While many countries still rely on standardized exams, rankings, and long study hours, Finland took a completely different path—and the world noticed.

📚 Here’s what makes Finland’s model unique:

No national exams until the very end of high school.
Students in grades 1–9 are assessed by teachers instead of taking standardized tests. The only national exam is the Matriculation Examination after upper secondary school.

Less homework, more balance.
Finnish students spend about 0.8 hours per day on homework—one of the lowest averages among OECD nations.

Shorter school days, stronger outcomes.
Students receive roughly 6,384 hours of instruction through grade 9, compared to 7,600+ hours in most OECD countries.

Highly trained teachers.
Every Finnish teacher must hold a master’s degree, and entry into teaching programs is extremely competitive—often with fewer than 1 in 10 applicants accepted.

Small classes, personalized learning.
Average class sizes hover around 18–19 students, allowing teachers to focus on individual growth rather than test performance.
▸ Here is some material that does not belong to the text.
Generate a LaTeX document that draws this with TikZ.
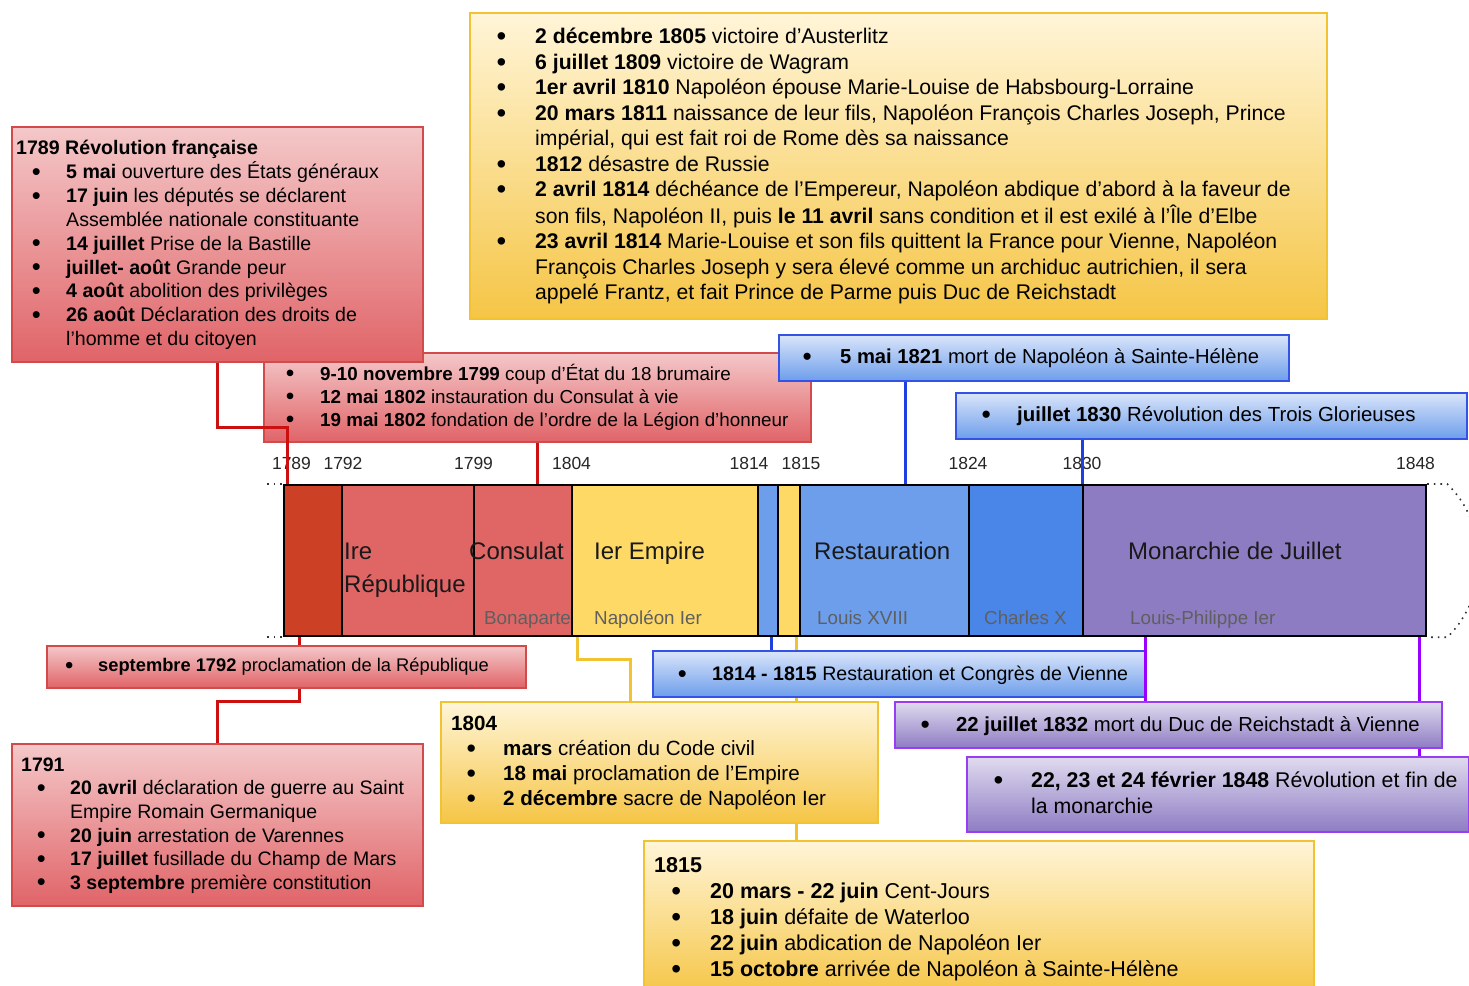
\documentclass[tikz,border=0pt]{standalone}
\usepackage{fontspec}
\setmainfont{Liberation Sans}
\usetikzlibrary{positioning}
\definecolor{RevRed}{HTML}{CC4125}
\definecolor{RepRed}{HTML}{E06666}
\definecolor{EmpGold}{HTML}{FFD966}
\definecolor{ResBlue}{HTML}{6D9EEB}
\definecolor{CxBlue}{HTML}{4A86E8}
\definecolor{MjPurple}{HTML}{8E7CC3}
\definecolor{RedTop}{HTML}{F4C8C9}
\definecolor{RedBot}{HTML}{E06468}
\definecolor{RedEdge}{HTML}{D24A4A}
\definecolor{RedLink}{HTML}{CC1010}
\definecolor{YelTop}{HTML}{FFF5D8}
\definecolor{YelBot}{HTML}{F5C545}
\definecolor{YelEdge}{HTML}{F1C232}
\definecolor{BluTop}{HTML}{DAE5FA}
\definecolor{BluBot}{HTML}{6D9EEB}
\definecolor{BluEdge}{HTML}{3552E6}
\definecolor{BluLink}{HTML}{1F3FE0}
\definecolor{PurTop}{HTML}{E0DBEF}
\definecolor{PurBot}{HTML}{8E7CC3}
\definecolor{PurEdge}{HTML}{9B3CF5}
\definecolor{PurLink}{HTML}{9900FF}
\definecolor{SubGray}{HTML}{5F5F5F}
\pgfdeclarelayer{back}
\pgfsetlayers{back,main}
% bullet lists inside the boxes
\newcommand{\evlist}[3]{\begin{tabular}{@{\hspace{#1pt}}p{#2pt}@{}l@{}}#3\end{tabular}}
\newcommand{\blt}{\raisebox{-0.09em}{\scalebox{1.3}{\textbullet}}}
\newcommand{\evt}[2]{\blt & \textbf{#1} #2\\}
\newcommand{\cnt}[1]{& #1\\}
\newcommand{\ttl}[1]{\multicolumn{2}{@{}l@{}}{\textbf{#1}}\\}

\begin{document}
\begin{tikzpicture}[x=1pt, y=-1pt,
    evbox/.style={rectangle, anchor=north west, inner sep=0pt, line width=1.6pt},
    redbox/.style={evbox, draw=RedEdge, top color=RedTop, bottom color=RedBot},
    yelbox/.style={evbox, draw=YelEdge, top color=YelTop, bottom color=YelBot},
    blubox/.style={evbox, draw=BluEdge, top color=BluTop, bottom color=BluBot},
    purbox/.style={evbox, draw=PurEdge, top color=PurTop, bottom color=PurBot},
    evtxt/.style 2 args={anchor=north west, inner sep=0pt, font=\fontsize{#1}{#2}\selectfont},
    seg/.style={rectangle, anchor=north west, draw=black, line width=2.2pt, minimum height=151, inner sep=0pt},
    seglbl/.style={anchor=base west, inner sep=0pt, font=\fontsize{24}{28}\selectfont, text=black!90},
    sublbl/.style={anchor=base west, inner sep=0pt, font=\fontsize{18.8}{22}\selectfont, text=SubGray},
    yr/.style={anchor=base, inner sep=0pt, font=\fontsize{17.5}{20}\selectfont, text=black!85},
    redlink/.style={draw=RedLink, line width=3pt},
    yellink/.style={draw=YelEdge, line width=3pt},
    blulink/.style={draw=BluLink, line width=3pt},
    purlink/.style={draw=PurLink, line width=3pt},
    dots/.style={line width=1.6pt, dash pattern=on 1.6pt off 5pt, draw=black!80}]
    \useasboundingbox (0,0) rectangle (1469,985);

    % Timeline
    \node[seg, fill=RevRed, minimum width=58] (sRev) at (283,484) {};
    \node[seg, fill=RepRed, minimum width=132] (sRep) at (341,484) {};
    \node[seg, fill=RepRed, minimum width=98] (sCons) at (473,484) {};
    \node[seg, fill=EmpGold, minimum width=186] (sEmp) at (571,484) {};
    \node[seg, fill=ResBlue, minimum width=20] (sRes1) at (757,484) {};
    \node[seg, fill=EmpGold, minimum width=22] (sCent) at (777,484) {};
    \node[seg, fill=ResBlue, minimum width=169] (sRes) at (799,484) {};
    \node[seg, fill=CxBlue, minimum width=114] (sCx) at (968,484) {};
    \node[seg, fill=MjPurple, minimum width=343] (sMj) at (1082,484) {};

    \draw[dots] ([shift={(-16,0)}]sRev.north west) -- (sRev.north west);
    \draw[dots] ([shift={(-16,0)}]sRev.south west) -- (sRev.south west);
    \draw[dots] (sMj.north east) -- ++(20,0) .. controls +(42,40) and +(42,-40) .. ([shift={(20,0)}]sMj.south east) -- (sMj.south east);

    % Periods
    \node[seglbl] at (344,559) {Ire};
    \node[seglbl] at (344,592) {République};
    \node[seglbl] at (469,559) {Consulat};
    \node[seglbl] at (594,559) {Ier Empire};
    \node[seglbl] at (814,559) {Restauration};
    \node[seglbl] at (1128,559) {Monarchie de Juillet};
    \node[sublbl] at (484,624) {Bonaparte};
    \node[sublbl] at (594,624) {Napoléon Ier};
    \node[sublbl] at (817,624) {Louis XVIII};
    \node[sublbl] at (984,624) {Charles X};
    \node[sublbl] at (1130,624) {Louis-Philippe Ier};

    % Years
    \node[yr] at (291.5,469.3) {1789};
    \node[yr] at (343,469.3) {1792};
    \node[yr] at (473.5,469.3) {1799};
    \node[yr] at (571.5,469.3) {1804};
    \node[yr] at (749,469.3) {1814};
    \node[yr] at (801,469.3) {1815};
    \node[yr] at (968,469.3) {1824};
    \node[yr] at (1082,469.3) {1830};
    \node[yr] at (1415.5,469.3) {1848};

    % Boxes above
    \node[redbox, minimum width=547, minimum height=89] (cons) at (263,352) {};
    \node[evtxt={18.8}{23}] (tcons) at ([shift={(22.7,11.7)}]cons.north west) {\evlist{0}{34.3}{%
      \evt{9-10 novembre 1799}{coup d'État du 18 brumaire}
      \evt{12 mai 1802}{instauration du Consulat à vie}
      \evt{19 mai 1802}{fondation de l'ordre de la Légion d'honneur}}};

    \node[redbox, minimum width=411, minimum height=235] (rev89) at (11,126) {};
    \node[evtxt={19.6}{23.9}] (t89) at ([shift={(5,11.3)}]rev89.north west) {\evlist{15.6}{34.4}{%
      \ttl{1789 Révolution française}
      \evt{5 mai}{ouverture des États généraux}
      \evt{17 juin}{les députés se déclarent}
      \cnt{Assemblée nationale constituante}
      \evt{14 juillet}{Prise de la Bastille}
      \evt{juillet- août}{Grande peur}
      \evt{4 août}{abolition des privilèges}
      \evt{26 août}{Déclaration des droits de}
      \cnt{l'homme et du citoyen}}};

    \node[yelbox, minimum width=857, minimum height=306] (emp) at (469,12) {};
    \node[evtxt={21.2}{25.5}] (temp) at ([shift={(27.3,13.8)}]emp.north west) {\evlist{0}{38.7}{%
      \evt{2 décembre 1805}{victoire d'Austerlitz}
      \evt{6 juillet 1809}{victoire de Wagram}
      \evt{1er avril 1810}{Napoléon épouse Marie-Louise de Habsbourg-Lorraine}
      \evt{20 mars 1811}{naissance de leur fils, Napoléon François Charles Joseph, Prince}
      \cnt{impérial, qui est fait roi de Rome dès sa naissance}
      \evt{1812}{désastre de Russie}
      \evt{2 avril 1814}{déchéance de l'Empereur, Napoléon abdique d'abord à la faveur de}
      \cnt{son fils, Napoléon II, puis \textbf{le 11 avril} sans condition et il est exilé à l'Île d'Elbe}
      \evt{23 avril 1814}{Marie-Louise et son fils quittent la France pour Vienne, Napoléon}
      \cnt{François Charles Joseph y sera élevé comme un archiduc autrichien, il sera}
      \cnt{appelé Frantz, et fait Prince de Parme puis Duc de Reichstadt}}};

    \node[blubox, minimum width=510, minimum height=46] (m1821) at (778,334) {};
    \node[evtxt={20.2}{24}] (t1821) at ([shift={(24.5,12.5)}]m1821.north west) {\evlist{0}{37.5}{%
      \evt{5 mai 1821}{mort de Napoléon à Sainte-Hélène}}};

    \node[blubox, minimum width=511, minimum height=46] (j1830) at (955,392) {};
    \node[evtxt={20.4}{24}] (t1830) at ([shift={(26.4,12.5)}]j1830.north west) {\evlist{0}{35.6}{%
      \evt{juillet 1830}{Révolution des Trois Glorieuses}}};

    % Boxes below
    \node[redbox, minimum width=479, minimum height=42] (sep92) at (46,645) {};
    \node[evtxt={18.3}{23}] (t92) at ([shift={(18.8,10.5)}]sep92.north west) {\evlist{0}{33.2}{%
      \evt{septembre 1792}{proclamation de la République}}};

    \node[redbox, minimum width=411, minimum height=162] (y1791) at (11,743) {};
    \node[evtxt={19.5}{23.6}] (t91) at ([shift={(10,11.5)}]y1791.north west) {\evlist{15.6}{33.4}{%
      \ttl{1791}
      \evt{20 avril}{déclaration de guerre au Saint}
      \cnt{Empire Romain Germanique}
      \evt{20 juin}{arrestation de Varennes}
      \evt{17 juillet}{fusillade du Champ de Mars}
      \evt{3 septembre}{première constitution}}};

    \node[yelbox, minimum width=437, minimum height=121] (y1804) at (440,701) {};
    \node[evtxt={20.6}{25}] (t04) at ([shift={(11,11.9)}]y1804.north west) {\evlist{15.4}{36.6}{%
      \ttl{1804}
      \evt{mars}{création du Code civil}
      \evt{18 mai}{proclamation de l'Empire}
      \evt{2 décembre}{sacre de Napoléon Ier}}};

    \node[blubox, minimum width=493, minimum height=46] (cv1815) at (652,650) {};
    \node[evtxt={19.6}{24}] (tcv) at ([shift={(25.6,13.3)}]cv1815.north west) {\evlist{0}{34.4}{%
      \evt{1814 - 1815}{Restauration et Congrès de Vienne}}};

    \node[purbox, minimum width=547, minimum height=46] (d1832) at (894,701) {};
    \node[evtxt={20.3}{24}] (t32) at ([shift={(26.4,13.5)}]d1832.north west) {\evlist{0}{35.6}{%
      \evt{22 juillet 1832}{mort du Duc de Reichstadt à Vienne}}};

    \node[purbox, minimum width=502, minimum height=75] (r1848) at (966,756) {};
    \node[evtxt={21.3}{26}] (t48) at ([shift={(27.3,13.5)}]r1848.north west) {\evlist{0}{37.7}{%
      \evt{22, 23 et 24 février 1848}{Révolution et fin de}
      \cnt{la monarchie}}};

    \node[yelbox, minimum width=670, minimum height=155] (y1815) at (643,840) {};
    \node[evtxt={21.5}{26}] (t15) at ([shift={(11,14.5)}]y1815.north west) {\evlist{17.2}{38.8}{%
      \ttl{1815}
      \evt{20 mars - 22 juin}{Cent-Jours}
      \evt{18 juin}{défaite de Waterloo}
      \evt{22 juin}{abdication de Napoléon Ier}
      \evt{15 octobre}{arrivée de Napoléon à Sainte-Hélène}}};

    % Links
    \draw[redlink] (rev89.south) -- ++(0,65) -| ([shift={(4,0)}]sRev.north west);
    \draw[redlink] (cons.south) -- (cons.south |- sCons.north);
    \coordinate (k89) at ([shift={(16,0)}]sRev.south west);
    \draw[redlink] (k89) -- (k89 |- sep92.north);
    \draw[redlink] (k89 |- sep92.south) -- ++(0,13) -| (y1791.north);
    \draw[yellink] ([shift={(6,0)}]sEmp.south west) -- ++(0,22) -| ([shift={(190,0)}]y1804.north west);
    \coordinate (k14) at ([shift={(14,0)}]sRes1.south west);
    \draw[blulink] (k14) -- (k14 |- cv1815.north);
    \coordinate (k15) at ([shift={(19,0)}]sCent.south west);
    \coordinate (k21) at ([shift={(127,0)}]m1821.south west);
    \draw[blulink] (k21) -- (k21 |- sRes.north);
    \draw[blulink] (sMj.north west |- j1830.south) -- (sMj.north west);
    \coordinate (k32) at ([shift={(63,0)}]sMj.south west);
    \draw[purlink] (k32) -- (k32 |- d1832.north);
    \coordinate (k48) at ([shift={(-8,0)}]sMj.south east);
    \begin{pgfonlayer}{back}
      \draw[yellink] (k15) -- (k15 |- y1815.north);
      \draw[purlink] (k48) -- (k48 |- r1848.north);
    \end{pgfonlayer}
\end{tikzpicture}
\end{document}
A focus on creativity, equity, and well-being.
The national curriculum emphasizes “phenomenon-based learning,” critical thinking, and emotional development over rote memorization.

📊 Results that speak:
Finland remains above the OECD average in reading, math, and science (PISA 2022: Reading 490 | Math 484 | Science 511) and continues to be a global benchmark for educational equality—even as top rankings shift worldwide.

💡 The takeaway:
Finland proves that true excellence in education comes not from pressure or competition, but from trust—trusting teachers to teach, and students to learn in their own way.